A vida como performance

Outro dia me apareceu no Facebook o projeto de uma fotógrafa chinesa (acho) que começou a fazer retratos dela com o filho desde a gestação. O retrato do ano seguinte sempre tinha na parede do fundo o retrato anterior impresso, então à medida em que o tempo foi passando, as fotos se transforaram em fotos que continham fotos, que continham fotos das fotos, indefinidamente. Um pouco como aquela brincadeira de colocar um espelho na frente do outro e observar um infinito circular e autorreferente, até não se saber mais o que é imagem e o que é reflexo.

Tudo isso passou pela minha cabeça enquanto lia A um passo, livro de Elvira Vigna publicado originalmente em 1990 e republicado este ano pela Companhia das Letras. A despeito da trama, Vigna parece ter como meta causar desconcerto ao expor a vida como uma grande e incessante performance, em que até opiniões e sentimentos reais são teatralizados na relação com o outro. Um pouco como o famoso paradoxo de Fernando Pessoa sobre o poeta: se finge que é dor a dor que deveras sente, é fingimento ou dor?

Esse trecho é um exemplo da forma como a escritora expõe a vida performada:

A moça passa o pente no cabelo. O gringo tem a sensação de que ela não está passando o pente pelo cabelo mas representando uma cena onde deve passar o pente pelo cabelo. 

E esta performance não é apenas um ato consciente de pessoas, mas parece se reproduzir, por estranhos caminhos, na forma como os objetos mais variados e improváveis são reunidos para dar conta das necessidades humanas – sem que estes necessariamente percebam o fantástico que surge das gambiarras impensadas:

No lugar do aparelho de ar condicionado P. colocou então este cartaz que ele conseguiu sabe-se lá como e ele não percebeu, nem naquele dia nem nunca, a ironia: porque o cartaz era de Carlitos morrendo de frio. E o frio de Carlitos, que primeiro tinha sido de celulose e, depois, de papel representando a celulose, este frio então, que é a imagem da imagem de um frio, e que substitui o frio ausente de um ar condicionado inexistente, torna-se assim, de simulacro em simulacro, estranhamente concreto.

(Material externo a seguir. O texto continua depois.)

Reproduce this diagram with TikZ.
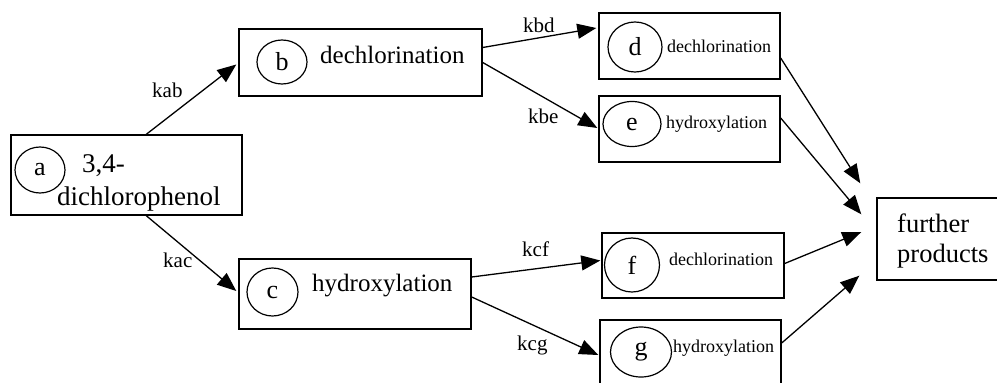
\documentclass[tikz,border=0pt]{standalone}
\usepackage{fontspec}
\setmainfont{Liberation Serif}
\usetikzlibrary{shapes.geometric,arrows.meta}
\begin{document}
\begin{tikzpicture}[x=1pt,y=-1pt,
  box/.style={draw, line width=1.4pt, rectangle, inner sep=0pt},
  circ/.style={draw, ellipse, line width=1.2pt, inner sep=0pt, font=\fontsize{26}{30}\selectfont},
  bigtxt/.style={font=\fontsize{25}{30}\selectfont, inner sep=0pt, anchor=base west},
  atxt/.style={font=\fontsize{27}{31}\selectfont, inner sep=0pt, anchor=base west},
  smalltxt/.style={font=\fontsize{18}{22}\selectfont, inner sep=0pt, anchor=base west},
  lab/.style={font=\fontsize{21}{24}\selectfont, inner sep=0pt, anchor=base west},
  arr/.style={-{Triangle[length=19pt,width=15pt]}, line width=1.3pt}]
\useasboundingbox (0,0) rectangle (997,383);
\clip (0,0) rectangle (997,383);

% boxes
\node[box, minimum width=231pt, minimum height=80pt] (a) at (126.5,175) {};
\node[box, minimum width=243pt, minimum height=67pt] (b) at (360.5,62.5) {};
\node[box, minimum width=232pt, minimum height=70pt] (c) at (355,294) {};
\node[box, minimum width=181pt, minimum height=66pt] (d) at (689.5,46) {};
\node[box, minimum width=181pt, minimum height=66pt] (e) at (689.5,129) {};
\node[box, minimum width=182pt, minimum height=65pt] (f) at (693,265.5) {};
\node[box, minimum width=181pt, minimum height=66pt] (g) at (690.5,353) {};
\node[box, minimum width=125pt, minimum height=82pt] (fp) at (939.5,239) {};

% circles
\node[circ, minimum width=50pt, minimum height=46pt] (ca) at (40,170) {a};
\node[circ, minimum width=50pt, minimum height=44pt] (cb) at (282,62) {b};
\node[circ, minimum width=51pt, minimum height=48pt] (cc) at (272.5,292) {c};
\node[circ, minimum width=54pt, minimum height=50pt] (cd) at (635,47) {d};
\node[circ, minimum width=58pt, minimum height=45pt] (ce) at (632,124) {e};
\node[circ, minimum width=55pt, minimum height=54pt] (cf) at (632,265) {f};
\node[circ, minimum width=61pt, minimum height=50pt] (cg) at (641,352) {g};

% texts
\node[atxt] (ta1) at (82,172) {3,4-};
\node[atxt] (ta2) at (57,205) {dichlorophenol};
\node[bigtxt] (tb) at (320,63) {dechlorination};
\node[bigtxt] (tc) at (312,291) {hydroxylation};
\node[smalltxt] (td) at (667,52) {dechlorination};
\node[smalltxt] (te) at (666,128) {hydroxylation};
\node[smalltxt] (tf) at (669,265) {dechlorination};
\node[smalltxt] (tg) at (673,352) {hydroxylation};
\node[font=\fontsize{26.5}{30}\selectfont, inner sep=0pt, anchor=base west] (tfp1) at (897,232) {further};
\node[font=\fontsize{26.5}{30}\selectfont, inner sep=0pt, anchor=base west] (tfp2) at (897,262) {products};

% rate labels
\node[lab] (kab) at (152,97) {kab};
\node[lab] (kac) at (163,267) {kac};
\node[lab] (kbd) at (523,32) {kbd};
\node[lab] (kbe) at (528,123) {kbe};
\node[lab] (kcf) at (522,256) {kcf};
\node[lab] (kcg) at (517,350) {kcg};

% arrows
\draw[arr] ([xshift=136pt]a.north west) -- ([xshift=-2pt,yshift=-2pt]b.west);
\draw[arr] ([xshift=136pt]a.south west) -- ([xshift=-2pt,yshift=3pt]c.west);
\draw[arr] ([yshift=15pt]b.east) -- ([xshift=-2pt,yshift=18pt]d.west);
\draw[arr] (b.east) -- ([xshift=-1pt,yshift=1pt]e.west);
\draw[arr] ([yshift=17pt]c.east) -- ([xshift=-1pt,yshift=5pt]f.west);
\draw[arr] ([yshift=-3pt]c.east) -- ([xshift=-1pt,yshift=-2pt]g.west);
\draw[arr] ([yshift=-12pt]d.east) -- ([xshift=-16pt,yshift=14pt]fp.north west);
\draw[arr] ([yshift=11pt]e.east) -- ([xshift=-15pt,yshift=-17pt]fp.north west);
\draw[arr] ([yshift=2pt]f.east) -- ([xshift=-15pt,yshift=7pt]fp.west);
\draw[arr] ([yshift=10pt]g.east) -- ([xshift=-17pt,yshift=5pt]fp.south west);
\end{tikzpicture}
\end{document}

IMG_20180817_144442370Qual a história, afina? Gringo, que apesar do apelido é brasileiro e mulato, tem uma história mal resolvida com o rapaz P.. .Quando tenta encontrá-lo numa festa no apartamento de Evelyn (mãe de P.), Gringo conhece Tânia que, descobrimos depois, está lá não por acaso, para encontrá-lo a pedido da amiga Nina, com quem Gringo tem contas a acertar. Este seria o resumo da história mas, na real, a trama é quase irrelevante.

Diante dessa lupa colocada sobre coisas e pessoas com o sarcasmo de que poucos escritores são capazes mantendo tando a piada quanto a elegância, Elvira constrói uma narrativa que, poder-se-ia dizer, acaba ficando em segundo plano. Mais ou menos, na verdade. Pois a história colocada diz respeito a personagens que, levados por seus contextos particulares, são levados a performar suas existências num limite quase extremo, fazendo com que a relação entre eles seja, também grotescamente farsesca.

Gringo não é gringo; a ausência não é ausência, mas “presença ao contrário”; é a realidade que deve sofrer adaptações para se encaixar na imagem; o central é marginal. O jogo é sempre especular, infinito e aponta para uma conclusão radical: o mundo exterior é apenas invenção, a realidade existe apenas na intimidade de cada um, lugar inacessível e inalcançável.

No posfácio dessa edição, José Luiz Passos define o livro como “mescla de romance policial e distopia de comunidade fronteiriça”, e a aponta, ainda, que ele traz “uma reflexão admirável sobre o significado e a função da obra de arte”. Temporalmente, Passos relaciona o ano original de publicação – 1990, um ano após as primeiras eleições diretas pós ditadura militar – a uma história nacional que parece estar sempre a um passo de distância da democracia real, prevalecendo sempre os acordos do submundo.

A leitura exige atenção e entrega: entrei nesse livro meio distraída e acabei decidindo começar tudo de novo quando já ia lá pela página 50. Ainda bem, porque A um passo também é daqueles livros que ganham novas dimensões a cada denúncia.

PS: A foto em destaque é um par de negativos da exposição de Chichico Alckmin que rolou este ano no Instituto Moreira Sales, em São Paulo. O que é mais performático do que se postar conscientemente diante de uma câmara para tirar um retrato?